Yönetmen Christian Petzold ile filme adı verilmiş Barbara karakterini canlandıran Nina Hoss’u Yella’nın (2007) ardından tekrar biraraya getiren Gümüş Ayı sahibi ve Petzold’un en iyi filmlerinden biri olarak kabul edilen 2012 yılı yapımı Barbara, bizi 1980’lerin Doğu Almanya’sına götürüyor. Batı ve Doğu Almanya Devletleri’nin çarpık ve dengesiz ilişkisinin ve sosyalizmin statükocu dayatmalarının hüküm sürdüğü 1980’lerde gizemli bir geçmişe sahip olan ve hapse girmesinden ötürü Charity Hastanesi’ne sürülen Barbara’nın hem doktor hem de toplumun ve statükocu devletin dışladığı bir kadın olarak verdiği yaşam mücadelesini gözler önüne seriyor.

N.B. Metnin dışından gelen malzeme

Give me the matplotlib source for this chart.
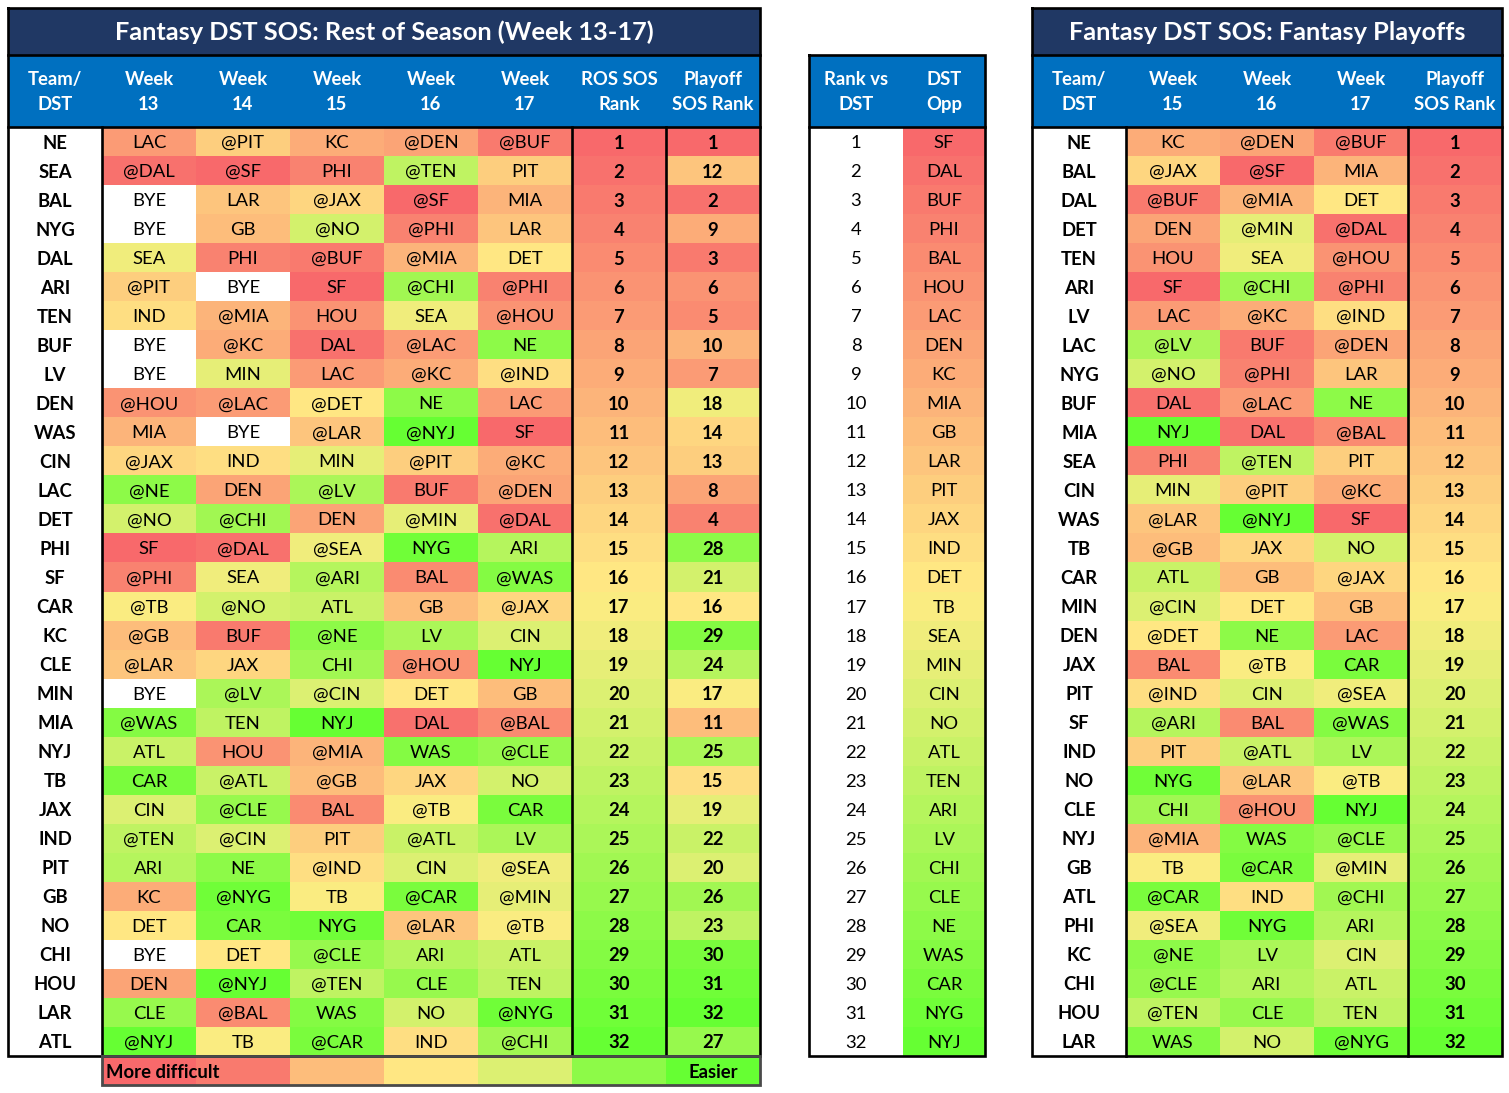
import numpy as np
import matplotlib
matplotlib.use("Agg")
import matplotlib.pyplot as plt
from matplotlib.patches import Rectangle

plt.rcParams['font.family'] = ['Lato', 'DejaVu Sans']

# ---- data -------------------------------------------------------------
ros_teams = ["NE", "SEA", "BAL", "NYG", "DAL", "ARI", "TEN", "BUF", "LV", "DEN", "WAS",
             "CIN", "LAC", "DET", "PHI", "SF", "CAR", "KC", "CLE", "MIN", "MIA", "NYJ",
             "TB", "JAX", "IND", "PIT", "GB", "NO", "CHI", "HOU", "LAR", "ATL"]
wk13 = ["LAC", "@DAL", "BYE", "BYE", "SEA", "@PIT", "IND", "BYE", "BYE", "@HOU", "MIA",
        "@JAX", "@NE", "@NO", "SF", "@PHI", "@TB", "@GB", "@LAR", "BYE", "@WAS", "ATL",
        "CAR", "CIN", "@TEN", "ARI", "KC", "DET", "BYE", "DEN", "CLE", "@NYJ"]
wk14 = ["@PIT", "@SF", "LAR", "GB", "PHI", "BYE", "@MIA", "@KC", "MIN", "@LAC", "BYE",
        "IND", "DEN", "@CHI", "@DAL", "SEA", "@NO", "BUF", "JAX", "@LV", "TEN", "HOU",
        "@ATL", "@CLE", "@CIN", "NE", "@NYG", "CAR", "DET", "@NYJ", "@BAL", "TB"]
wk15 = ["KC", "PHI", "@JAX", "@NO", "@BUF", "SF", "HOU", "DAL", "LAC", "@DET", "@LAR",
        "MIN", "@LV", "DEN", "@SEA", "@ARI", "ATL", "@NE", "CHI", "@CIN", "NYJ", "@MIA",
        "@GB", "BAL", "PIT", "@IND", "TB", "NYG", "@CLE", "@TEN", "WAS", "@CAR"]
wk16 = ["@DEN", "@TEN", "@SF", "@PHI", "@MIA", "@CHI", "SEA", "@LAC", "@KC", "NE", "@NYJ",
        "@PIT", "BUF", "@MIN", "NYG", "BAL", "GB", "LV", "@HOU", "DET", "DAL", "WAS",
        "JAX", "@TB", "@ATL", "CIN", "@CAR", "@LAR", "ARI", "CLE", "NO", "IND"]
wk17 = ["@BUF", "PIT", "MIA", "LAR", "DET", "@PHI", "@HOU", "NE", "@IND", "LAC", "SF",
        "@KC", "@DEN", "@DAL", "ARI", "@WAS", "@JAX", "CIN", "NYJ", "GB", "@BAL", "@CLE",
        "NO", "CAR", "LV", "@SEA", "@MIN", "@TB", "ATL", "TEN", "@NYG", "@CHI"]
ros_rank = list(range(1, 33))
ros_playoff_rank = [1, 12, 2, 9, 3, 6, 5, 10, 7, 18, 14, 13, 8, 4, 28, 21, 16, 29, 24, 17,
                    11, 25, 15, 19, 22, 20, 26, 23, 30, 31, 32, 27]

rank_vs_dst = list(range(1, 33))
dst_opp = ["SF", "DAL", "BUF", "PHI", "BAL", "HOU", "LAC", "DEN", "KC", "MIA", "GB", "LAR",
           "PIT", "JAX", "IND", "DET", "TB", "SEA", "MIN", "CIN", "NO", "ATL", "TEN", "ARI",
           "LV", "CHI", "CLE", "NE", "WAS", "CAR", "NYG", "NYJ"]

po_teams = ["NE", "BAL", "DAL", "DET", "TEN", "ARI", "LV", "LAC", "NYG", "BUF", "MIA", "SEA",
            "CIN", "WAS", "TB", "CAR", "MIN", "DEN", "JAX", "PIT", "SF", "IND", "NO", "CLE",
            "NYJ", "GB", "ATL", "PHI", "KC", "CHI", "HOU", "LAR"]
po_wk15 = ["KC", "@JAX", "@BUF", "DEN", "HOU", "SF", "LAC", "@LV", "@NO", "DAL", "NYJ", "PHI",
           "MIN", "@LAR", "@GB", "ATL", "@CIN", "@DET", "BAL", "@IND", "@ARI", "PIT", "NYG",
           "CHI", "@MIA", "TB", "@CAR", "@SEA", "@NE", "@CLE", "@TEN", "WAS"]
po_wk16 = ["@DEN", "@SF", "@MIA", "@MIN", "SEA", "@CHI", "@KC", "BUF", "@PHI", "@LAC", "DAL",
           "@TEN", "@PIT", "@NYJ", "JAX", "GB", "DET", "NE", "@TB", "CIN", "BAL", "@ATL",
           "@LAR", "@HOU", "WAS", "@CAR", "IND", "NYG", "LV", "ARI", "CLE", "NO"]
po_wk17 = ["@BUF", "MIA", "DET", "@DAL", "@HOU", "@PHI", "@IND", "@DEN", "LAR", "NE", "@BAL",
           "PIT", "@KC", "SF", "NO", "@JAX", "GB", "LAC", "CAR", "@SEA", "@WAS", "LV", "@TB",
           "NYJ", "@CLE", "@MIN", "@CHI", "ARI", "CIN", "ATL", "TEN", "@NYG"]
po_rank = list(range(1, 33))

legend_vals = [1, 3, 11, 16, 20, 28, 32]

# ---- helpers ----------------------------------------------------------
RED = np.array([248, 105, 107]) / 255
YEL = np.array([255, 235, 132]) / 255
GRN = np.array([102, 255, 51]) / 255
NAVY = "#203864"
BLUE = "#0070C0"
opp_rank = dict(zip(dst_opp, rank_vs_dst))


def scale_color(v, lo=1, hi=32):
    mid = (lo + hi) / 2
    if v <= mid:
        t = (v - lo) / (mid - lo)
        return tuple(RED + (YEL - RED) * t)
    t = (v - mid) / (hi - mid)
    return tuple(YEL + (GRN - YEL) * t)


def opp_color(opp):
    if opp == "BYE":
        return "white"
    return scale_color(opp_rank[opp.lstrip("@")])


fig = plt.figure(figsize=(15.09, 10.93), dpi=100)
ax = fig.add_axes([0, 0, 1, 1])
ax.set_xlim(0, 1509)
ax.set_ylim(1093, 0)
ax.axis("off")

TOP, HEAD, BODY, BOT = 8, 55, 127, 1056
RH = (BOT - BODY) / 32
LW = 1.9
FS = 13.3


def cell(x, y, w, h, color):
    ax.add_patch(Rectangle((x, y), w, h, facecolor=color, edgecolor="none"))


def header(x0, widths, labels):
    x = x0
    for w, lab in zip(widths, labels):
        ax.text(x + w / 2, 92, lab, ha="center", va="center", color="white",
                fontsize=13.3, fontweight="bold", linespacing=1.6)
        x += w


def column(x, w, values, colors, bold=False):
    for i, (v, c) in enumerate(zip(values, colors)):
        y = BODY + i * RH
        cell(x, y, w + 0.5, RH + 0.5, c)
        ax.text(x + w / 2, y + RH / 2 + 1.5, str(v), ha="center", va="center",
                fontsize=FS, fontweight="bold" if bold else "normal", color="black")


def box(x0, x1, y0, y1, color="black", lw=LW):
    ax.plot([x0, x1, x1, x0, x0], [y0, y0, y1, y1, y0], color=color, lw=lw,
            solid_joinstyle="miter", zorder=5)


def vline(x, y0, y1):
    ax.plot([x, x], [y0, y1], color="black", lw=LW, zorder=5)


def hline(x0, x1, y):
    ax.plot([x0, x1], [y, y], color="black", lw=LW, zorder=5)


# ---- table 1: rest of season -----------------------------------------
W = 94
x0 = 8
cell(x0, TOP, 752, HEAD - TOP, NAVY)
cell(x0, HEAD, 752, BODY - HEAD, BLUE)
ax.text(x0 + 376, 32, "Fantasy DST SOS: Rest of Season (Week 13-17)", ha="center",
        va="center", color="white", fontsize=18.3, fontweight="bold")
header(x0, [W] * 8, ["Team/\nDST", "Week\n13", "Week\n14", "Week\n15", "Week\n16",
                     "Week\n17", "ROS SOS\nRank", "Playoff\nSOS Rank"])
column(x0, W, ros_teams, ["white"] * 32, bold=True)
for k, wk in enumerate([wk13, wk14, wk15, wk16, wk17]):
    column(x0 + W * (k + 1), W, wk, [opp_color(o) for o in wk])
column(x0 + W * 6, W, ros_rank, [scale_color(v) for v in ros_rank], bold=True)
column(x0 + W * 7, W, ros_playoff_rank, [scale_color(v) for v in ros_playoff_rank], bold=True)
box(x0, x0 + 752, TOP, BOT)
hline(x0, x0 + 752, HEAD)
hline(x0, x0 + 752, BODY)
for k in (1, 6, 7):
    vline(x0 + W * k, BODY, BOT)

# legend strip
for k, v in enumerate(legend_vals):
    cell(x0 + W * (k + 1), BOT, W + 0.5, 29, scale_color(v))
ax.text(x0 + W + 4, BOT + 16, "More difficult", ha="left", va="center", fontsize=FS,
        fontweight="bold")
ax.text(x0 + W * 7 + W / 2, BOT + 16, "Easier", ha="center", va="center", fontsize=FS,
        fontweight="bold")
box(x0 + W, x0 + 752, BOT, BOT + 29, color="#4a4a4a", lw=2.0)

# ---- table 2: rank vs DST --------------------------------------------
x2 = 809
cell(x2, HEAD, 176, BODY - HEAD, BLUE)
header(x2, [94, 82], ["Rank vs\nDST", "DST\nOpp"])
for i, (r, t) in enumerate(zip(rank_vs_dst, dst_opp)):
    y = BODY + i * RH
    cell(x2 + 94, y, 82, RH + 0.5, scale_color(r))
    ax.text(x2 + 47, y + RH / 2 + 1.5, str(r), ha="center", va="center", fontsize=FS)
    ax.text(x2 + 94 + 41, y + RH / 2 + 1.5, t, ha="center", va="center", fontsize=FS)
box(x2, x2 + 176, HEAD, BOT)
hline(x2, x2 + 176, BODY)

# ---- table 3: fantasy playoffs ---------------------------------------
x3 = 1032
cell(x3, TOP, 470, HEAD - TOP, NAVY)
cell(x3, HEAD, 470, BODY - HEAD, BLUE)
ax.text(x3 + 235, 32, "Fantasy DST SOS: Fantasy Playoffs", ha="center", va="center",
        color="white", fontsize=18.3, fontweight="bold")
header(x3, [W] * 5, ["Team/\nDST", "Week\n15", "Week\n16", "Week\n17", "Playoff\nSOS Rank"])
column(x3, W, po_teams, ["white"] * 32, bold=True)
for k, wk in enumerate([po_wk15, po_wk16, po_wk17]):
    column(x3 + W * (k + 1), W, wk, [opp_color(o) for o in wk])
column(x3 + W * 4, W, po_rank, [scale_color(v) for v in po_rank], bold=True)
box(x3, x3 + 470, TOP, BOT)
hline(x3, x3 + 470, HEAD)
hline(x3, x3 + 470, BODY)
for k in (1, 4):
    vline(x3 + W * k, BODY, BOT)

fig.savefig("out.png", dpi=100)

Kendisini 24 saat gözetleyen polisin uyguladığı tacizle ve yerleştirildiği evdeki komşusunun gaddarca muameleleriyle sık sık burun buruna gelmek zorunda kalan Barbara, bir yandan her gün işine giderek ve kendini izole ederek hayatını tehlikeden uzak tutmaya çalışırken bir yandan da bu tekdüze ve afişe olmuş sürgün hayatından kurtulmak için yeni yollar deneyerek her tür riske girmeyi göze alıyor. Gotik ve kasvetli Berlin manzarasını fon olarak alan Barbara, 80’lerin Almanya’sının siyasi otoritelerinin baskılarını, objektif olarak bir insan vücudu ve zihninde buluşturup çarpıcı bir dil ve oyuncuların gerçekçi performanslarıyla beyaz perdeye taşıyor.

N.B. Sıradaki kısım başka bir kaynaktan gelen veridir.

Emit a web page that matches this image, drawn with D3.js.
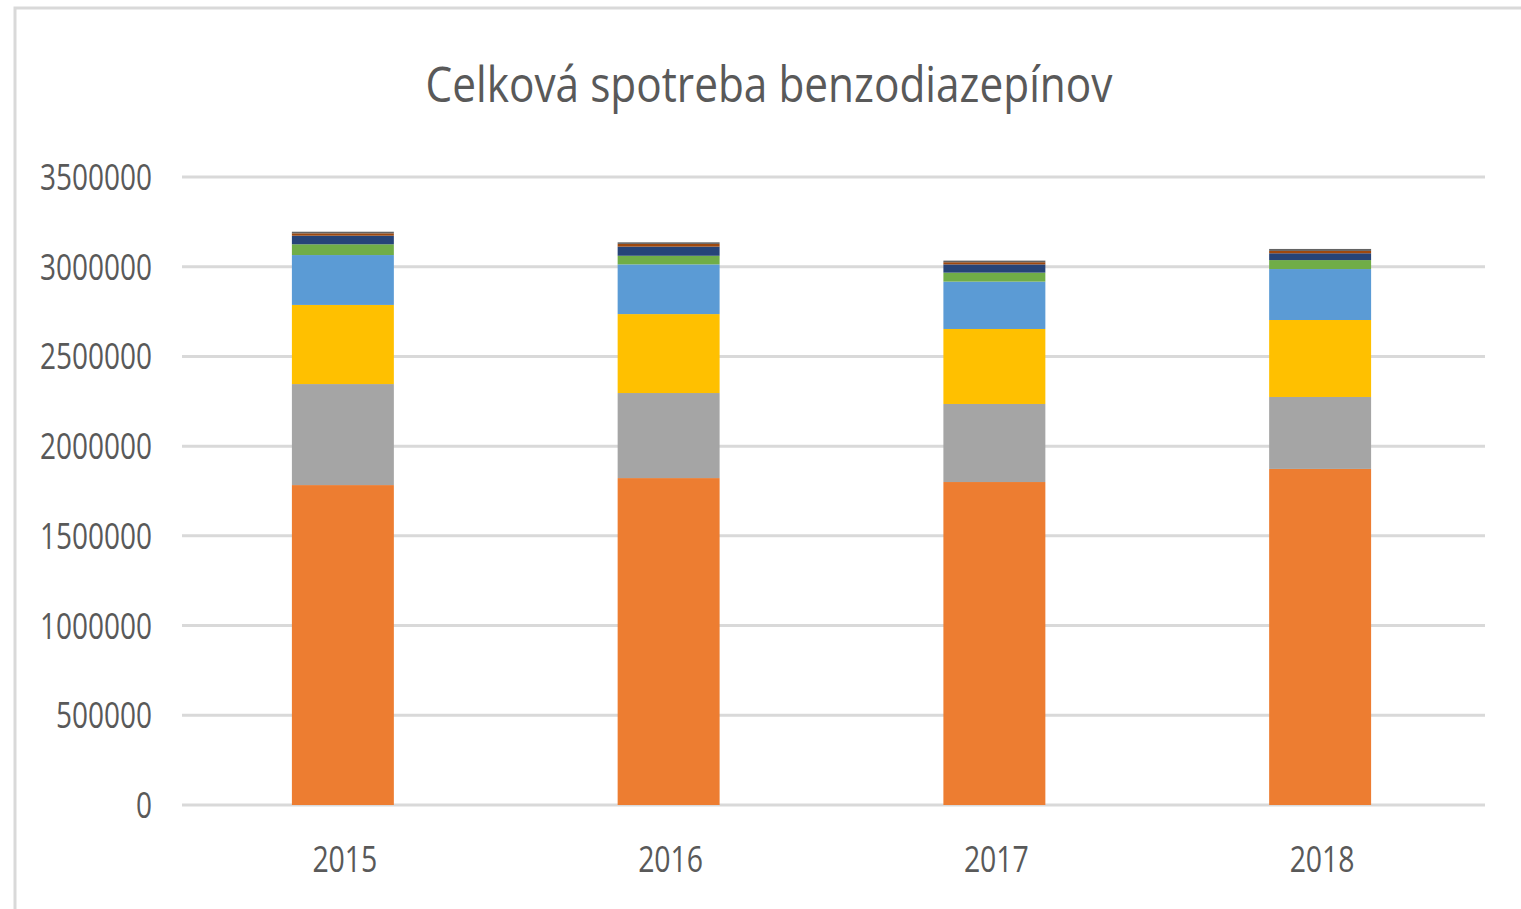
<!DOCTYPE html>
<html lang="sk">
<head>
<meta charset="utf-8">
<title>Celková spotreba benzodiazepínov</title>
<script src="https://cdn.jsdelivr.net/npm/d3@7"></script>
<style>
    body {
        margin: 0;
        background: #fff;
        font-family: "Open Sans", "Liberation Sans", sans-serif;
    }
    svg { display: block; }
</style>
</head>
<body>
<script>

// data
var years = ["2015", "2016", "2017", "2018"];
var seriesKeys = ["s1", "s2", "s3", "s4", "s5", "s6", "s7", "s8"];
var seriesColors = ["#ED7D31", "#A5A5A5", "#FFC000", "#5B9BD5", "#70AD47", "#264478", "#9E480E", "#636363"];
var s1 = [1783000, 1822000, 1800000, 1873000];
var s2 = [563000, 474000, 435000, 401000];
var s3 = [441000, 440000, 418000, 429000];
var s4 = [278000, 277000, 264000, 284000];
var s5 = [60000, 48000, 50000, 50000];
var s6 = [48000, 51000, 46000, 38000];
var s7 = [13000, 15000, 12000, 13000];
var s8 = [9000, 9000, 9000, 11000];
var yTicks = [0, 500000, 1000000, 1500000, 2000000, 2500000, 3000000, 3500000];

var allSeries = [s1, s2, s3, s4, s5, s6, s7, s8];
var rows = years.map(function(y, i) {
    var r = {year: y};
    seriesKeys.forEach(function(k, j) { r[k] = allSeries[j][i]; });
    return r;
});

var width = 1521, height = 909;
var margin = {left: 182, right: 36, top: 177, bottom: 104};

var svg = d3.select("body").append("svg")
    .attr("width", width)
    .attr("height", height);

// chart frame
svg.append("rect")
    .attr("x", 15).attr("y", 8)
    .attr("width", width + 20).attr("height", height + 20)
    .attr("fill", "none")
    .attr("stroke", "#d9d9d9")
    .attr("stroke-width", 3);

var x = d3.scaleBand()
    .domain(years)
    .range([margin.left - 2, width - margin.right - 2])
    .paddingInner(0.687)
    .paddingOuter(0.3435);

var y = d3.scaleLinear()
    .domain([0, 3500000])
    .range([height - margin.bottom, margin.top]);

// gridlines
svg.append("g").selectAll("line")
    .data(yTicks)
    .enter().append("line")
    .attr("x1", margin.left)
    .attr("x2", width - margin.right)
    .attr("y1", function(d) { return y(d); })
    .attr("y2", function(d) { return y(d); })
    .attr("stroke", "#d9d9d9")
    .attr("stroke-width", 3);

// y labels
svg.append("g").selectAll("text")
    .data(yTicks)
    .enter().append("text")
    .attr("x", 152)
    .attr("y", function(d) { return y(d) + 13; })
    .attr("text-anchor", "end")
    .attr("font-size", 36)
    .attr("fill", "#595959")
    .attr("textLength", function(d) { return String(d).length * 16; })
    .attr("lengthAdjust", "spacingAndGlyphs")
    .text(function(d) { return d; });

// stacked bars
var stack = d3.stack().keys(seriesKeys);
var layers = stack(rows);

svg.append("g").selectAll("g")
    .data(layers)
    .enter().append("g")
    .attr("fill", function(d, i) { return seriesColors[i]; })
    .selectAll("rect")
    .data(function(d) { return d; })
    .enter().append("rect")
    .attr("x", function(d) { return x(d.data.year); })
    .attr("width", x.bandwidth())
    .attr("y", function(d) { return y(d[1]); })
    .attr("height", function(d) { return y(d[0]) - y(d[1]); });

// x labels
svg.append("g").selectAll("text")
    .data(years)
    .enter().append("text")
    .attr("x", function(d) { return x(d) + x.bandwidth() / 2 + 2; })
    .attr("y", 872)
    .attr("text-anchor", "middle")
    .attr("font-size", 37)
    .attr("fill", "#595959")
    .attr("textLength", 65)
    .attr("lengthAdjust", "spacingAndGlyphs")
    .text(function(d) { return d; });

// title
svg.append("text")
    .attr("x", 769)
    .attr("y", 102)
    .attr("text-anchor", "middle")
    .attr("font-size", 49)
    .attr("fill", "#595959")
    .attr("textLength", 687)
    .attr("lengthAdjust", "spacingAndGlyphs")
    .text("Celková spotreba benzodiazepínov");

</script>
</body>
</html>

Berlin’in küçük bir kasabasını, devlet politikalarının ikiyüzlü ve dışlayıcı bir sembolü olarak merkezine alan film, dışlanmışlığı, kaybedişi ve ikinci şansı, hayat mücadelesi ve özgürlük çerçevesinde masaya yatırıyor. Barbara ve bir diğer doktor Andre’nin dayanışması ve ilişkisi, Andre’nin geçmişte işlediği mesleki hatası sebebiyle kefarete dönüştüğü yaşamı paralelinde kader ortaklığını gizlemeye yönelik bir maske olarak resmedilirken, hasta-doktor arasında inşa edilmiş hiyerarşi, deneyimler ve yaşamışlıklar sebebiyle görünen-gizlenen arasındaki ince çizgide karşılık buluyor. Barbara ve Andre’nin hastaları; ıslahevi’nden kaçmaya çalışan Stella ile intihara kalkışan Mario’nun hayatı, Barbara, Andre ve diğer doktorlara bağlıyken aslında iki doktorun da içinde bulunduğu hapsolmuşluk, ikilem ve ödemek zorunda kaldıkları bedeller, kendilerini Stella ve Mario ile özdeşleştirmelerini sağlıyor.
Güçlü oyunculuk performansları ve Almanya’nın siyasi yapısının izdüşümünde şekillenen kasvetli ve karanlık havası eşliğinde gizemli, gergin ve merak uyandırıcı bir olay örgüsünü ortaya seren Barbara, toplumun dayattığı hayata karşı kendilerince mücadele etmeye çalışan insanların çığlığının bir harmoniye dönüşmesini hem kendi hayatımızla özdeşleştirirken hem de şaşkınlıkla seyre dalıyoruz. Christian Petzold, Nina Hoss ve Doktor Andre’ye hayat veren Ronald Zehrfeld üçlüsünün, ortak çalışması Phoenix (2014) filminden önce biraraya geldiği yapım Barbara, 31. İstanbul Film Festivali’ne de konuk olmuştu.